%%

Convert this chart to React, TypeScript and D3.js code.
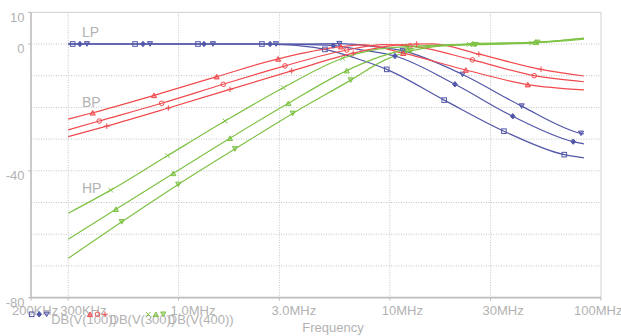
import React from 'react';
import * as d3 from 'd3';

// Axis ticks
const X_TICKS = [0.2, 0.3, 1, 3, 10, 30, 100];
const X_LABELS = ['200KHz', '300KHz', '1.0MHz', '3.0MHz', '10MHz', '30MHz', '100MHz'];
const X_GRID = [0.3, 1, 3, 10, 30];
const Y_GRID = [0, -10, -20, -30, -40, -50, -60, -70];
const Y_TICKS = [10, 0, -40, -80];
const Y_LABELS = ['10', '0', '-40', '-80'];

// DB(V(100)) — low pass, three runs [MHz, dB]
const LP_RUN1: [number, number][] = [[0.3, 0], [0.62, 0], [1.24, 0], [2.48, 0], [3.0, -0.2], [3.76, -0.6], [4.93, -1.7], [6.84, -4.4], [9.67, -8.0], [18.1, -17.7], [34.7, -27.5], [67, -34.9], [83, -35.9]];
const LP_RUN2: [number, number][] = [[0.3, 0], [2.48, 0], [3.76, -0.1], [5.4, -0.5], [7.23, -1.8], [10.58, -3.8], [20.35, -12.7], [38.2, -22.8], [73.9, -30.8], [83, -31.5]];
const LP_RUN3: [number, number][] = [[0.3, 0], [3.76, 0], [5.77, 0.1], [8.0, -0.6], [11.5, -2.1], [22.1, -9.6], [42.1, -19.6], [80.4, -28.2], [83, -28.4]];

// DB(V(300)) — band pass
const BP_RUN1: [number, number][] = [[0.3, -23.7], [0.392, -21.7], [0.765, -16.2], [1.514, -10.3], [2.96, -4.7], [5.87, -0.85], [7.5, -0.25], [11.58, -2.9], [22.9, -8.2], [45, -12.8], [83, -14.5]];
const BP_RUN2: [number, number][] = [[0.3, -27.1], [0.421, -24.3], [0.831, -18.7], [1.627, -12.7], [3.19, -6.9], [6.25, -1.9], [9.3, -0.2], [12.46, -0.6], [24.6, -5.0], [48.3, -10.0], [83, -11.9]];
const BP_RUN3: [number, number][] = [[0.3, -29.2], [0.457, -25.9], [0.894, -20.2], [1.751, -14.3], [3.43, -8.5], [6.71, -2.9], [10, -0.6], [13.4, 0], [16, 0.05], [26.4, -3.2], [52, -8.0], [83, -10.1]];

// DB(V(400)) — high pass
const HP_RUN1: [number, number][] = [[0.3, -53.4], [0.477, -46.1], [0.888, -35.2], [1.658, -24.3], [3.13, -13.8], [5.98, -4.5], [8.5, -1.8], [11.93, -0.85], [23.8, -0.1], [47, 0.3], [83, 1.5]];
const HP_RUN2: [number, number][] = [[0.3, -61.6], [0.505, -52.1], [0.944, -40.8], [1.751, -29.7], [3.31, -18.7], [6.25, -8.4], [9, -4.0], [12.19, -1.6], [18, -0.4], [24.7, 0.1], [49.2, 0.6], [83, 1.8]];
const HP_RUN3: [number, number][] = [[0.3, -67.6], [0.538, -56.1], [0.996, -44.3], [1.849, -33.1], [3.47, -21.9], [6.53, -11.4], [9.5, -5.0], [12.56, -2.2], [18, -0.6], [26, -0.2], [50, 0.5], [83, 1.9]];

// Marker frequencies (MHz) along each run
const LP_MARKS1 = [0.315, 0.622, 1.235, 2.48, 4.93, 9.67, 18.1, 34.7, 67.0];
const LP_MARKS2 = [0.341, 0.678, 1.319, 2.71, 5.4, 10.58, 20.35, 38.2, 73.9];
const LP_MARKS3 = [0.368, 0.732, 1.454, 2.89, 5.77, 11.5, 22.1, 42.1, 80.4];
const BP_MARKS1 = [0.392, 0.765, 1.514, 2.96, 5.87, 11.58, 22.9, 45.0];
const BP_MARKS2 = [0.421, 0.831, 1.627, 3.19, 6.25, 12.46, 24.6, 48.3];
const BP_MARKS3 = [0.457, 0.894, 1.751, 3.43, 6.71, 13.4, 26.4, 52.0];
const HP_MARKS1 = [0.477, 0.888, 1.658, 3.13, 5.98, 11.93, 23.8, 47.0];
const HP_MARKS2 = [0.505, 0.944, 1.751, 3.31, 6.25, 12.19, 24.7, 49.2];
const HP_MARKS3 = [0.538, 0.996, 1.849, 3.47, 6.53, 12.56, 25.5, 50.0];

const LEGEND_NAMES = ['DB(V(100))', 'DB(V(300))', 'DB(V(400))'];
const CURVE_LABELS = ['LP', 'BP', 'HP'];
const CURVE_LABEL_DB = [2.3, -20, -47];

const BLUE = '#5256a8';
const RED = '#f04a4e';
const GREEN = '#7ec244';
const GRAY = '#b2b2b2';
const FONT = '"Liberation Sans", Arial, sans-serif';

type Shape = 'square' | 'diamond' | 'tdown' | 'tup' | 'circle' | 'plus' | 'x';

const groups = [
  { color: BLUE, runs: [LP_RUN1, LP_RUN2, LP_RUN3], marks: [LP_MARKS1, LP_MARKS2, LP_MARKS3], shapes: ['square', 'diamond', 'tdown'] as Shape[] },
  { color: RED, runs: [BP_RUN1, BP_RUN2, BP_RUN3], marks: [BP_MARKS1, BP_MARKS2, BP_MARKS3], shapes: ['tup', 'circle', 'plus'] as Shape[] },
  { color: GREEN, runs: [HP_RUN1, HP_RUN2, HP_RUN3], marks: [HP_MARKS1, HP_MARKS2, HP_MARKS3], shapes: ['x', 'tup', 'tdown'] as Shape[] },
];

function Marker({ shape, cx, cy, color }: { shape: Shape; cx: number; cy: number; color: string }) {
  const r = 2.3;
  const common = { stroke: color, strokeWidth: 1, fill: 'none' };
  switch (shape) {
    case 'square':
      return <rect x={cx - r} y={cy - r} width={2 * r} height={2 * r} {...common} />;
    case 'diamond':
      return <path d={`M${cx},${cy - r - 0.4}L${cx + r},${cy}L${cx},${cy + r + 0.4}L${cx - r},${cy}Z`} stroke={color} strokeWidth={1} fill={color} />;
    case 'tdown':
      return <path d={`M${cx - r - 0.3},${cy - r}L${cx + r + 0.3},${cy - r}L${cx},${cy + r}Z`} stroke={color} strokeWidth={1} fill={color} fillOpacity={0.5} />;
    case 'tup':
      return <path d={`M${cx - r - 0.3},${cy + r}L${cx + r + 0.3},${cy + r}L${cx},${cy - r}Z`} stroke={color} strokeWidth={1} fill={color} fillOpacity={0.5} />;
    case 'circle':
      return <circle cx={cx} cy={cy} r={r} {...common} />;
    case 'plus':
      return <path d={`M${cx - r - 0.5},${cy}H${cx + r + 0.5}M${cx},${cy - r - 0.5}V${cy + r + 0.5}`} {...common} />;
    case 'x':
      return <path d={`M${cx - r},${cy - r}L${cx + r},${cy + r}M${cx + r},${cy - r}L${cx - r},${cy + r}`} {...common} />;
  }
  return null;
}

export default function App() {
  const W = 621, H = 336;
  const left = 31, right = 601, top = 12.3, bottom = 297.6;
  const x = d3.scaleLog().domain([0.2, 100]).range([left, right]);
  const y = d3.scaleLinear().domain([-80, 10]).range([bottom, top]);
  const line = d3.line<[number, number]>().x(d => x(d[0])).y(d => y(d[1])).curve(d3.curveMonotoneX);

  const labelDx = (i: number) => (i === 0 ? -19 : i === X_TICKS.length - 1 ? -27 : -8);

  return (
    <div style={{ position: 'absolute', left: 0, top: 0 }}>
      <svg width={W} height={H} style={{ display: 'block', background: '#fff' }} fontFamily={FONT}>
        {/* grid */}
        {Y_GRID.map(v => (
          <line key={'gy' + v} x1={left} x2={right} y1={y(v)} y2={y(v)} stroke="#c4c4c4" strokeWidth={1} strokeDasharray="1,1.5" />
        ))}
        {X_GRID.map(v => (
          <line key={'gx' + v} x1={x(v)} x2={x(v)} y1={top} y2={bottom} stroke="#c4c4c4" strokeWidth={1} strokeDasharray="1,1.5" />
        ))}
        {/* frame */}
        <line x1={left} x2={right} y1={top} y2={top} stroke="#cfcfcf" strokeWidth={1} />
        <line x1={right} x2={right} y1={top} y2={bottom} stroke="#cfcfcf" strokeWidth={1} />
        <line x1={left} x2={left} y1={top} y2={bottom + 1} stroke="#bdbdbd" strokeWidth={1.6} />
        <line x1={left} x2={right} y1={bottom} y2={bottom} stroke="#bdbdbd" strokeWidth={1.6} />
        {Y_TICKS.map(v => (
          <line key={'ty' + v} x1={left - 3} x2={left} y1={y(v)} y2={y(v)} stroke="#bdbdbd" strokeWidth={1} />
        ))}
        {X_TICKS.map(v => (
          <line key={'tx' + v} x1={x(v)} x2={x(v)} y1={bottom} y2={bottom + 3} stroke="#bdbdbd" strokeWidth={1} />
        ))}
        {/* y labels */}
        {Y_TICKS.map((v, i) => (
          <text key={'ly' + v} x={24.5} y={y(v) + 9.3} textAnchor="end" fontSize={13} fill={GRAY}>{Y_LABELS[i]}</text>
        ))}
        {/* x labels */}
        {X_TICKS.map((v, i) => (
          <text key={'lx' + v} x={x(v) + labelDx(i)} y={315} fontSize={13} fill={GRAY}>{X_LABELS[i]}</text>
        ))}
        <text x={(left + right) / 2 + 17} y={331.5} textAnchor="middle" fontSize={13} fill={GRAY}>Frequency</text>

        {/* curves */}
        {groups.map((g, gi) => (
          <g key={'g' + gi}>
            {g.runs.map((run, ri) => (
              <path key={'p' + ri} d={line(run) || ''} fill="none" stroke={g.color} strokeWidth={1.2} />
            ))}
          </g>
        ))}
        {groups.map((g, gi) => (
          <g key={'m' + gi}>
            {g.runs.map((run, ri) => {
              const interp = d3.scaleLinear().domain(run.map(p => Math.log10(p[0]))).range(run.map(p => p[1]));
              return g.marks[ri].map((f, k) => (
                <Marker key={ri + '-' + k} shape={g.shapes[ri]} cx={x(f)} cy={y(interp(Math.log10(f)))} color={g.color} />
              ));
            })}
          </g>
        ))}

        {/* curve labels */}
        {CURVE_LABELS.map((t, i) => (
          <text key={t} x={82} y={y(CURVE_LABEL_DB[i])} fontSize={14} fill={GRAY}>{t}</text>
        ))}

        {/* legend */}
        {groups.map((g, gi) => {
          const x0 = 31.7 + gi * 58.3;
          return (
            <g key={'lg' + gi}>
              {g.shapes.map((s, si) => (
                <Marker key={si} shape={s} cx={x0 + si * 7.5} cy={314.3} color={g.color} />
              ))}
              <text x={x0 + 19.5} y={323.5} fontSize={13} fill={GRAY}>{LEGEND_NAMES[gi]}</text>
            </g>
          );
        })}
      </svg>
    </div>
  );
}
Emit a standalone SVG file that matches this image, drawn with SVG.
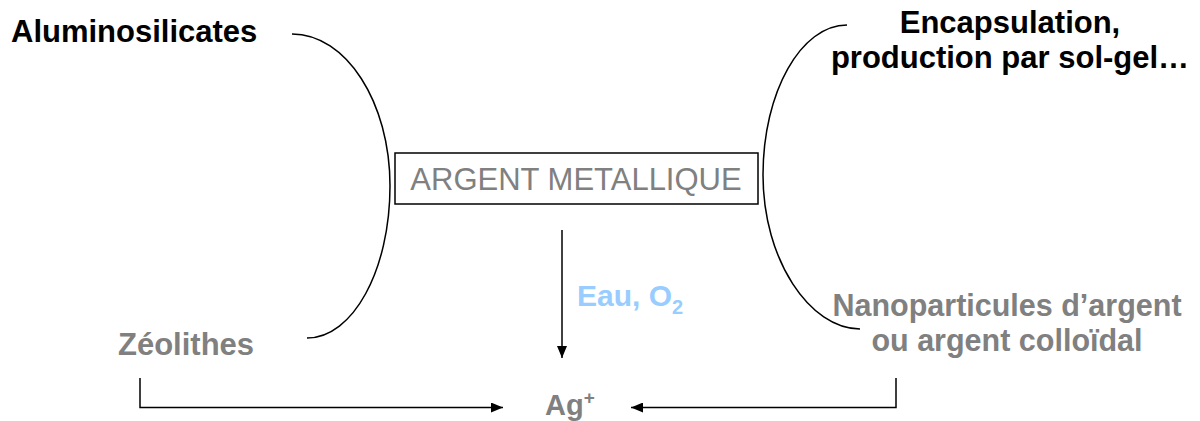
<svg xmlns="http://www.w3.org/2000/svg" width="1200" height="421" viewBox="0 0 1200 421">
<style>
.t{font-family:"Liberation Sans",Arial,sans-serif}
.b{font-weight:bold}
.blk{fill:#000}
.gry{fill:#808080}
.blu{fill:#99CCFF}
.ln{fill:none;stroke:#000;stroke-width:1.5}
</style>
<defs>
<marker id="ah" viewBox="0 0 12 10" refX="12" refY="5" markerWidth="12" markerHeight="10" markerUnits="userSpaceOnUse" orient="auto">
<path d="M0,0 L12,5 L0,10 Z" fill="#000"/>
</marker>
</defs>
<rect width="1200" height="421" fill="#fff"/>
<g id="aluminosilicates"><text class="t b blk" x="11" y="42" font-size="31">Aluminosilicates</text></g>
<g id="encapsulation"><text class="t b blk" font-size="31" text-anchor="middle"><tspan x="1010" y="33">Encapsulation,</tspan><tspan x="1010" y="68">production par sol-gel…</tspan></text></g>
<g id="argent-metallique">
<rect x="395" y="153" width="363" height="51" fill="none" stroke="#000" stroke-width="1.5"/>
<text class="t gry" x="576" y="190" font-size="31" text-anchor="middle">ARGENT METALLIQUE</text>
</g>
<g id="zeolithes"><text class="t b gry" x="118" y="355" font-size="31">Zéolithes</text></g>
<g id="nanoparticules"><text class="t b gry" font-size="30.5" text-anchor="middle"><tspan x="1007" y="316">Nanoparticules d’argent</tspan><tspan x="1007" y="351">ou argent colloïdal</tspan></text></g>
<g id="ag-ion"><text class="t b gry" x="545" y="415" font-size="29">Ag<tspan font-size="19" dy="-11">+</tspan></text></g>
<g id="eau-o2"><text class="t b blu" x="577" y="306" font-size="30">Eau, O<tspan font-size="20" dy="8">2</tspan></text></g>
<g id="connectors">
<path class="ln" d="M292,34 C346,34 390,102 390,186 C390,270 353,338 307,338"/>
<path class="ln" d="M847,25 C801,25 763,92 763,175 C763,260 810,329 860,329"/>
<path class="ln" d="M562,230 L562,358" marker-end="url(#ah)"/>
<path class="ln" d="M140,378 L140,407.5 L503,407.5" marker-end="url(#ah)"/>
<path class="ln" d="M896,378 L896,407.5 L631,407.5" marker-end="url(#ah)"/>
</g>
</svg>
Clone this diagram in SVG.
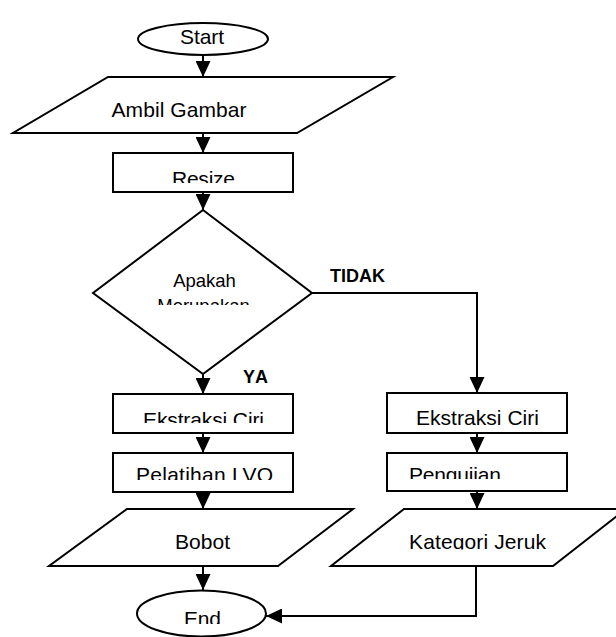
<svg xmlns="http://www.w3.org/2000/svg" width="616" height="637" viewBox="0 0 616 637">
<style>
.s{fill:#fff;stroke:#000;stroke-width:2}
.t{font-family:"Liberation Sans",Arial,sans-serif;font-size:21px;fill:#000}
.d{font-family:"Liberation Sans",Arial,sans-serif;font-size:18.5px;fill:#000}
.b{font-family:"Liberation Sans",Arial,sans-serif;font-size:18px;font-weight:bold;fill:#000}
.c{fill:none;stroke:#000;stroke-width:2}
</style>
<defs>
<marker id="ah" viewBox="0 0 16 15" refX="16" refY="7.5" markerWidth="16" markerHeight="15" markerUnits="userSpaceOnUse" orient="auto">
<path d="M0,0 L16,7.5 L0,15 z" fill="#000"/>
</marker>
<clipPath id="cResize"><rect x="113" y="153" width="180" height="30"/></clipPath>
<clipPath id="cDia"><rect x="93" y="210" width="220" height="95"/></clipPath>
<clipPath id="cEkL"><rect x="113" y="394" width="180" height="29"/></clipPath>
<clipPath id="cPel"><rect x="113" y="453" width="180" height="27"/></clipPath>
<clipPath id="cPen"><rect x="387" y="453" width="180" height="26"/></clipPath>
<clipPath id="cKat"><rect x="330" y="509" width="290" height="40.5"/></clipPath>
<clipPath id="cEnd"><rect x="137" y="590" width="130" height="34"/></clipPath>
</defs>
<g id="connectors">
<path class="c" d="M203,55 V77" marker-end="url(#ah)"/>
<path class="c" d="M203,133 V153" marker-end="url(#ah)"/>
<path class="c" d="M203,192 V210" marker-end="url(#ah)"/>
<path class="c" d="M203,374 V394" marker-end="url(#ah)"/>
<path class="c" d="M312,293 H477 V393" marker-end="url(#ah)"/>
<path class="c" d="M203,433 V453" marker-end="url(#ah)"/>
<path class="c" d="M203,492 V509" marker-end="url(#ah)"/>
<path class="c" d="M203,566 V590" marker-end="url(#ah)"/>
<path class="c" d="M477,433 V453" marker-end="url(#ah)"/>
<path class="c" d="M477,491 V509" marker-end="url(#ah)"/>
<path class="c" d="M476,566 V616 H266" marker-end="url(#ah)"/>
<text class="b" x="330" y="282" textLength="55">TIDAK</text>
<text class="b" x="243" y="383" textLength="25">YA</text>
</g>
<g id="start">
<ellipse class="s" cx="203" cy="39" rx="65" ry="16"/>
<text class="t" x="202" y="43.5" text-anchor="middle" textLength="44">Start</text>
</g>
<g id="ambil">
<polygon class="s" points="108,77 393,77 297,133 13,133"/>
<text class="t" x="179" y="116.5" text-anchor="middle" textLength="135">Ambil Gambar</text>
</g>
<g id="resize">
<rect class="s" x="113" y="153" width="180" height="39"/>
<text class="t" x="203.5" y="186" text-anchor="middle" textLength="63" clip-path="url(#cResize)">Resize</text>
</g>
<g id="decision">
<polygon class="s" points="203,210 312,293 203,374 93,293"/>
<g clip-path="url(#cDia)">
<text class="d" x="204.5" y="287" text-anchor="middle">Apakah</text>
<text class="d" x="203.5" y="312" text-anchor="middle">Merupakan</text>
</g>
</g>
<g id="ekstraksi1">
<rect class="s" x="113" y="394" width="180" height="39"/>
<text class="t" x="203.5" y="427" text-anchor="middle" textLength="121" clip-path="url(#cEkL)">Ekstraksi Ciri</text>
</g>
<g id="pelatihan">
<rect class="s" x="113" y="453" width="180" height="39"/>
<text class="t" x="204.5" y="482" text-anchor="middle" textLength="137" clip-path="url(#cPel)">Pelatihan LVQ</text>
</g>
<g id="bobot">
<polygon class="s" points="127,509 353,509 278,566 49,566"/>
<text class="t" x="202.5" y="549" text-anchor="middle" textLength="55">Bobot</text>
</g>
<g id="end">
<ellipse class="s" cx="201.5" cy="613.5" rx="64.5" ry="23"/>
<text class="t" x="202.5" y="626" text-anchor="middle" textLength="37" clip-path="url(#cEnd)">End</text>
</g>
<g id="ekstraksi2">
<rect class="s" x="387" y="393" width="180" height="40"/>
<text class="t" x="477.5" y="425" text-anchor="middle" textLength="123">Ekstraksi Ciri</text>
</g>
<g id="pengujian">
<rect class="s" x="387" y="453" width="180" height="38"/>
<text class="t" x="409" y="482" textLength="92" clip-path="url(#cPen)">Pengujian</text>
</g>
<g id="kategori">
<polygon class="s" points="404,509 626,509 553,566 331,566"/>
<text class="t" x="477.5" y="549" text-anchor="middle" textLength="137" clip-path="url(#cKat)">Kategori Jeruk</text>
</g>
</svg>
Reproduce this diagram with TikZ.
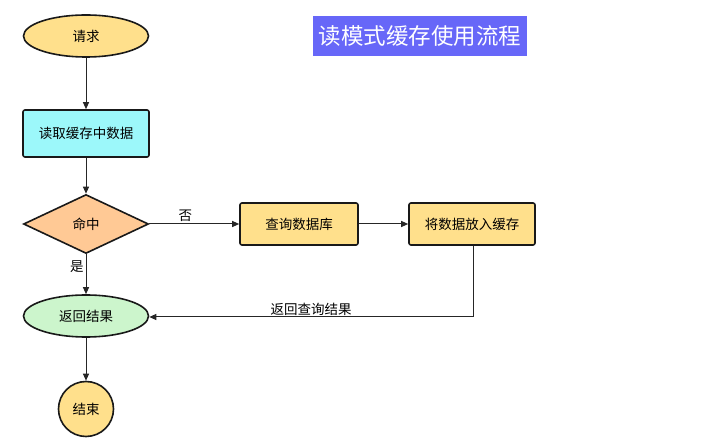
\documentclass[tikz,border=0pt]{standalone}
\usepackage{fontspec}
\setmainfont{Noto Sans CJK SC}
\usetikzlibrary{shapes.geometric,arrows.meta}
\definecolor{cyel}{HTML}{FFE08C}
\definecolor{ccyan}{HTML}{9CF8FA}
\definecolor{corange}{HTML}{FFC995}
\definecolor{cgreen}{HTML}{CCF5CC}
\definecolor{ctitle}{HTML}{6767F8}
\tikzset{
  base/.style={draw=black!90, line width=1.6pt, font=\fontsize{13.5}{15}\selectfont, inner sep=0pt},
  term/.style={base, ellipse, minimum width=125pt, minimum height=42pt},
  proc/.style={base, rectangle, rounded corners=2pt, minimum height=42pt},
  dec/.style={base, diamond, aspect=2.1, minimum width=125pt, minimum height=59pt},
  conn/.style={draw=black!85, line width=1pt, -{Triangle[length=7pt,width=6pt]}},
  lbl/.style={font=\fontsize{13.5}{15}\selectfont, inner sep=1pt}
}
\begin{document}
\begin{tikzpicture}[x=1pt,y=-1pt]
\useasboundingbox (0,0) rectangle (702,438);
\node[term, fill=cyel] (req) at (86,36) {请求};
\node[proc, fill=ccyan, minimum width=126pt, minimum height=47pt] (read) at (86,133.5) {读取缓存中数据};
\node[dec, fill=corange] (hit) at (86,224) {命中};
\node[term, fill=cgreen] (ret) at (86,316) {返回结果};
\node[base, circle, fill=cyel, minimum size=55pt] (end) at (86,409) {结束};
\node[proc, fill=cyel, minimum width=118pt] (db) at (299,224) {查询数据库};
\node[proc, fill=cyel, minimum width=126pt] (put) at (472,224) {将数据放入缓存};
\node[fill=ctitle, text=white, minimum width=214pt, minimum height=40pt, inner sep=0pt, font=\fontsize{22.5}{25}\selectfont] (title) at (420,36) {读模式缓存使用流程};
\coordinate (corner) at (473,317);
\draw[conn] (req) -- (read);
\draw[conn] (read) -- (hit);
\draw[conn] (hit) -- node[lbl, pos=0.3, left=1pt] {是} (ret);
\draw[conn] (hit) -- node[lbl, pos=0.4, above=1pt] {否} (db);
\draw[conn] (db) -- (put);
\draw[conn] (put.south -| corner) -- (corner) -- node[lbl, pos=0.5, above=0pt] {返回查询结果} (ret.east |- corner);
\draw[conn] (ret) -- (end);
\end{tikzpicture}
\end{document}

%%

* STATED PROBLEM *
Begin at the first line of the data above and repeat each line exactly, stopping after the line containing "const BP_RUN3: [number, number][]". Omit the pictures.

* EXERCISE OUTPUT *
Convert this chart to React, TypeScript and D3.js code.
import React from 'react';
import * as d3 from 'd3';

// Axis ticks
const X_TICKS = [0.2, 0.3, 1, 3, 10, 30, 100];
const X_LABELS = ['200KHz', '300KHz', '1.0MHz', '3.0MHz', '10MHz', '30MHz', '100MHz'];
const X_GRID = [0.3, 1, 3, 10, 30];
const Y_GRID = [0, -10, -20, -30, -40, -50, -60, -70];
const Y_TICKS = [10, 0, -40, -80];
const Y_LABELS = ['10', '0', '-40', '-80'];

// DB(V(100)) — low pass, three runs [MHz, dB]
const LP_RUN1: [number, number][] = [[0.3, 0], [0.62, 0], [1.24, 0], [2.48, 0], [3.0, -0.2], [3.76, -0.6], [4.93, -1.7], [6.84, -4.4], [9.67, -8.0], [18.1, -17.7], [34.7, -27.5], [67, -34.9], [83, -35.9]];
const LP_RUN2: [number, number][] = [[0.3, 0], [2.48, 0], [3.76, -0.1], [5.4, -0.5], [7.23, -1.8], [10.58, -3.8], [20.35, -12.7], [38.2, -22.8], [73.9, -30.8], [83, -31.5]];
const LP_RUN3: [number, number][] = [[0.3, 0], [3.76, 0], [5.77, 0.1], [8.0, -0.6], [11.5, -2.1], [22.1, -9.6], [42.1, -19.6], [80.4, -28.2], [83, -28.4]];

// DB(V(300)) — band pass
const BP_RUN1: [number, number][] = [[0.3, -23.7], [0.392, -21.7], [0.765, -16.2], [1.514, -10.3], [2.96, -4.7], [5.87, -0.85], [7.5, -0.25], [11.58, -2.9], [22.9, -8.2], [45, -12.8], [83, -14.5]];
const BP_RUN2: [number, number][] = [[0.3, -27.1], [0.421, -24.3], [0.831, -18.7], [1.627, -12.7], [3.19, -6.9], [6.25, -1.9], [9.3, -0.2], [12.46, -0.6], [24.6, -5.0], [48.3, -10.0], [83, -11.9]];
const BP_RUN3: [number, number][] = [[0.3, -29.2], [0.457, -25.9], [0.894, -20.2], [1.751, -14.3], [3.43, -8.5], [6.71, -2.9], [10, -0.6], [13.4, 0], [16, 0.05], [26.4, -3.2], [52, -8.0], [83, -10.1]];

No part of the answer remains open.